[Start STORED ROWS]
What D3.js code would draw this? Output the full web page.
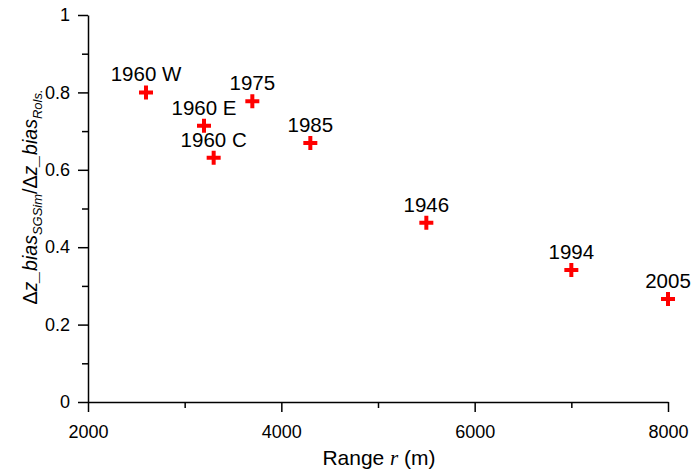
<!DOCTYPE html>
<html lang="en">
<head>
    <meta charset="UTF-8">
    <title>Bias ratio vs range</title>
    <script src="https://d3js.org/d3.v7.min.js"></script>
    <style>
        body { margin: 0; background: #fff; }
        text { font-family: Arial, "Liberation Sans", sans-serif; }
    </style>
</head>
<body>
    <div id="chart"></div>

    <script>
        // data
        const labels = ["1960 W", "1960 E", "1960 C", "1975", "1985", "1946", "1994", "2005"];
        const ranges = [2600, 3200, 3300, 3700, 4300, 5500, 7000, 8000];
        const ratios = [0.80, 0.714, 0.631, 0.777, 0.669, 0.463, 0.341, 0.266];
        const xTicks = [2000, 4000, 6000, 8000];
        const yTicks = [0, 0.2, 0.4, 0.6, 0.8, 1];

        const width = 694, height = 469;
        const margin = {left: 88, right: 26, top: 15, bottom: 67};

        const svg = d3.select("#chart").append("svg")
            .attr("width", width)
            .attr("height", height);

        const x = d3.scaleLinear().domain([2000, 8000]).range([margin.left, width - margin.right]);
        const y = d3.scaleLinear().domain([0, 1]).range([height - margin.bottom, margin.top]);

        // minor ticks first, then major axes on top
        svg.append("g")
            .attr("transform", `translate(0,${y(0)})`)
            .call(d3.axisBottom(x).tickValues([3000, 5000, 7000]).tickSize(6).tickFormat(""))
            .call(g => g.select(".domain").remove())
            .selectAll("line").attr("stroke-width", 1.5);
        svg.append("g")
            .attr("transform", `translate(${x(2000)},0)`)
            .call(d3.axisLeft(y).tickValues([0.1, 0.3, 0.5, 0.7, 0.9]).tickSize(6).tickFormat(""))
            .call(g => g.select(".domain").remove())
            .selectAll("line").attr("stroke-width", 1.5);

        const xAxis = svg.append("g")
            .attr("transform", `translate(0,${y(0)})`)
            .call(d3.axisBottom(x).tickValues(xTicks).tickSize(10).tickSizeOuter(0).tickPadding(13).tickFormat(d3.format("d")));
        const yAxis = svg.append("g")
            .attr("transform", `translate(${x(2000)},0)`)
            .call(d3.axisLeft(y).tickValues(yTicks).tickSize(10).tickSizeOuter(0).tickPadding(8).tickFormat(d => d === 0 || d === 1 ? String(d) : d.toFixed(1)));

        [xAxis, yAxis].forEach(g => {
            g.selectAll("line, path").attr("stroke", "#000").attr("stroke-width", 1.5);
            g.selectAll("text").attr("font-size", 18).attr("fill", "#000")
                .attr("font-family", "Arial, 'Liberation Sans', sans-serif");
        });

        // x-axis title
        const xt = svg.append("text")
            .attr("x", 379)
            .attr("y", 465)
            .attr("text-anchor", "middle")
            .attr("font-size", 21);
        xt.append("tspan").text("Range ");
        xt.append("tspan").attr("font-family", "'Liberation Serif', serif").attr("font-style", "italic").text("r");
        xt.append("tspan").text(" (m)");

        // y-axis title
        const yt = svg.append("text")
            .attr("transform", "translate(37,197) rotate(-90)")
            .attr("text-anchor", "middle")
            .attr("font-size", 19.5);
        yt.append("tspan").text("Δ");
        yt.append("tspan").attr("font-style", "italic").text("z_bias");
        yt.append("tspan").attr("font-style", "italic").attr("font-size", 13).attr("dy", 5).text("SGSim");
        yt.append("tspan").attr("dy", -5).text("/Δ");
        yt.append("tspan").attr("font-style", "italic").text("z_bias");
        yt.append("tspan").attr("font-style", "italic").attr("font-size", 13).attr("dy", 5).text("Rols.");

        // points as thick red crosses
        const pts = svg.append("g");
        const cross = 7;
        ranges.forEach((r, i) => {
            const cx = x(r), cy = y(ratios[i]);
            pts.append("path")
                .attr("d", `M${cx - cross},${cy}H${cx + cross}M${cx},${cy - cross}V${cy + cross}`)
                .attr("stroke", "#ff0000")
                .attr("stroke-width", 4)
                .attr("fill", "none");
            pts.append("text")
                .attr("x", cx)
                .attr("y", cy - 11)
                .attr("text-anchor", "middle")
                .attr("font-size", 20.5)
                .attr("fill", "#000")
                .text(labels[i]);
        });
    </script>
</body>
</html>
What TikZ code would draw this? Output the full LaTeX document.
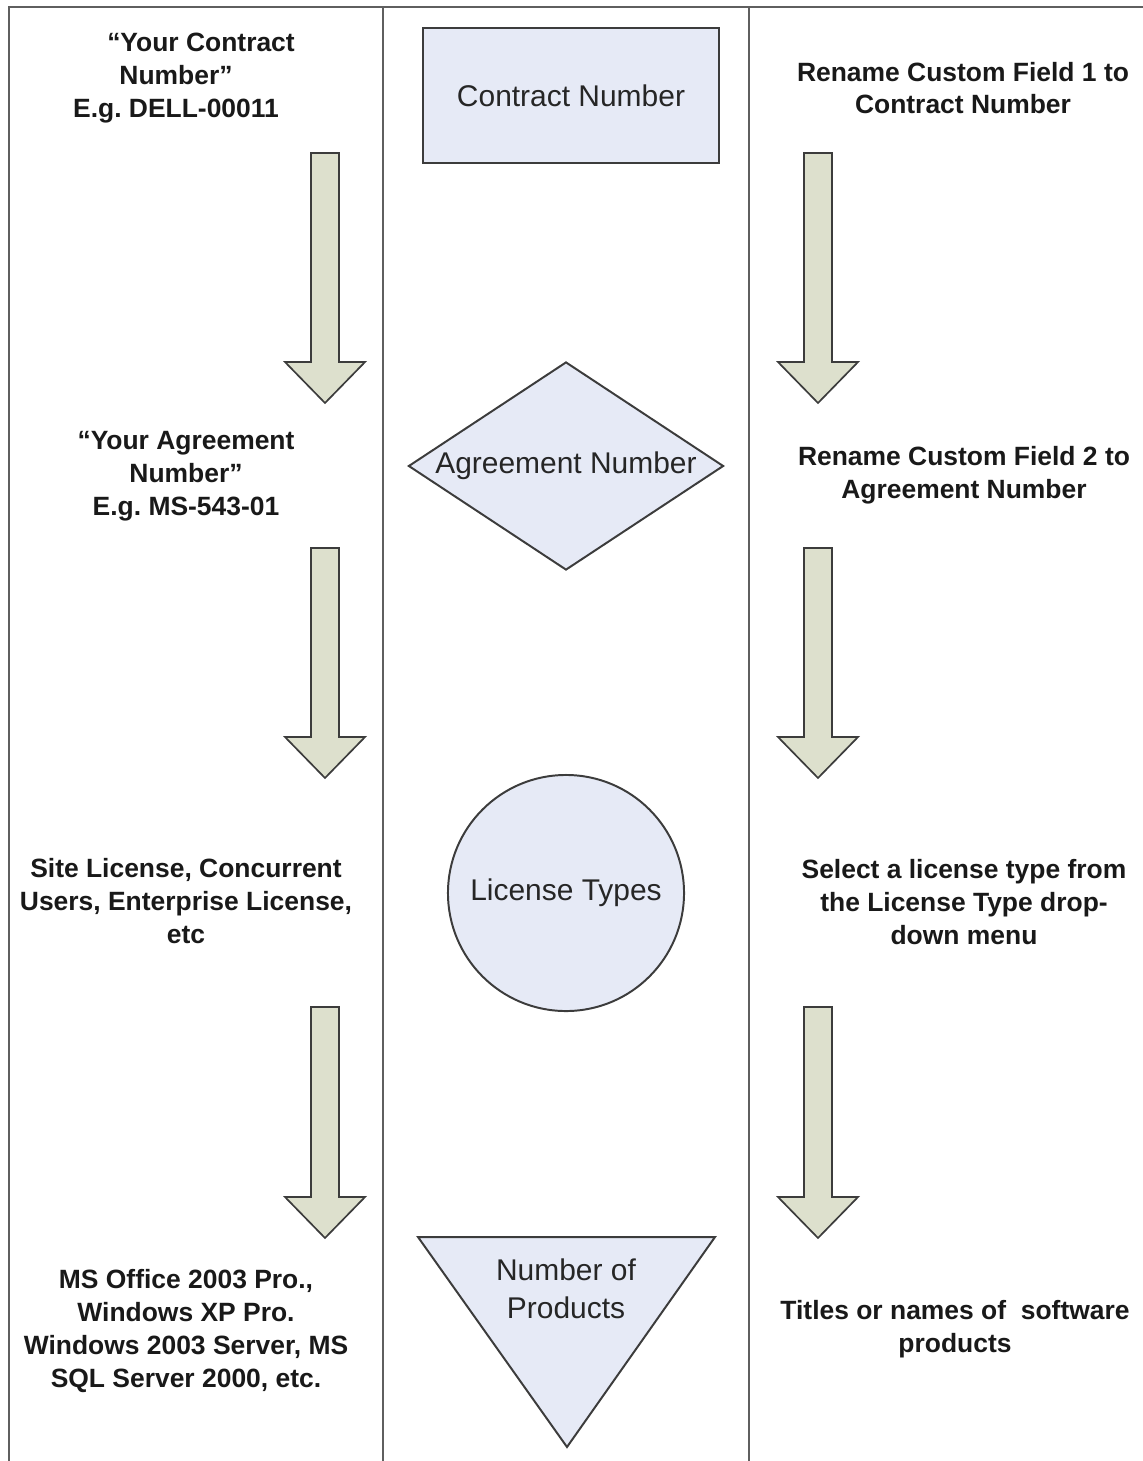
[End STORED ROWS]
TO DO:
Pick out lines containing the word "draw", each one as written.

FINAL RESULT:
What D3.js code would draw this? Output the full web page.
What TikZ code would draw this? Output the full LaTeX document.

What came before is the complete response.